Microsoft has delivered support for built-in Jupyter notebooks in its Azure Cosmos DB service, providing developers with the ability to easily query data using code integrated with the database, rather than have to export it first.
Azure Cosmos DB is Microsoft’s globally distributed NoSQL database service, intended to scale easily while offering customers low latency and high availability. It can be accessed via a choice of APIs, including a proprietary SQL or APIs compatible with MongoDB, Gremlin, Cassandra or Azure Table Storage.

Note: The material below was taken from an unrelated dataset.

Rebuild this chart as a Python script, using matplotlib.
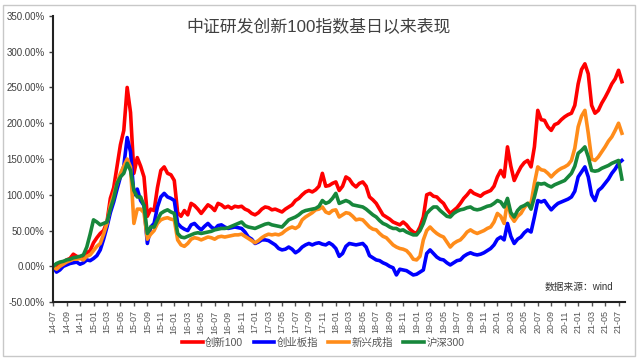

Support for Jupyter notebooks running inside Azure Cosmos DB was pre-announced by Microsoft earlier this year, but only now generally available. With this feature, notebooks are directly integrated into the customer’s Azure Portal and Cosmos accounts for easy access, and enable Developers, data scientists, engineers and analysts familiar with Jupyter notebooks to use them to interactively run queries, explore and analyse data, visualise data and build, train, and run machine learning models, Microsoft said.
The new capability includes built-in commands added to the Azure Portal to make it easy to query data using SQL for ad-hoc or exploratory analysis, with results returned immediately in the notebook. Also added is version 4 of the Azure Cosmos DB Python SDK for SQL API with new performance and usability improvements. This SDK can be used directly from notebooks without having to install any packages.
Azure Cosmos DB notebook support also includes a built-in set of packages including Pandas, a Python data analysis library, Matplotlib, a Python plotting library, and others. The environment can be customised by installing any packages required, according to Microsoft.
Separately, Microsoft said it has introduced automatic, tailored recommendations for all Azure Cosmos DB users, which show up in the Azure Portal when browsing Azure Cosmos DB accounts.
The purpose of these is to draw the user’s attention to the latest performance and security updates and allow them to evaluate whether they need to apply them.
If the Azure Portal detects the use of an old version of our SDKs, for example, it will recommend upgrading to a newer version to benefit from the latest bug fixes and performance improvements.
Other recommendations cover such areas as prompting users with legacy fixed-sized containers to migrate them to partitioned ones, or even detecting when SDKs are being incorrectly used and advise on corrections.
Microsoft said it will expand the coverage of notifications to include topics like partitioning, indexing, network security, and more, using these to surface general best practices.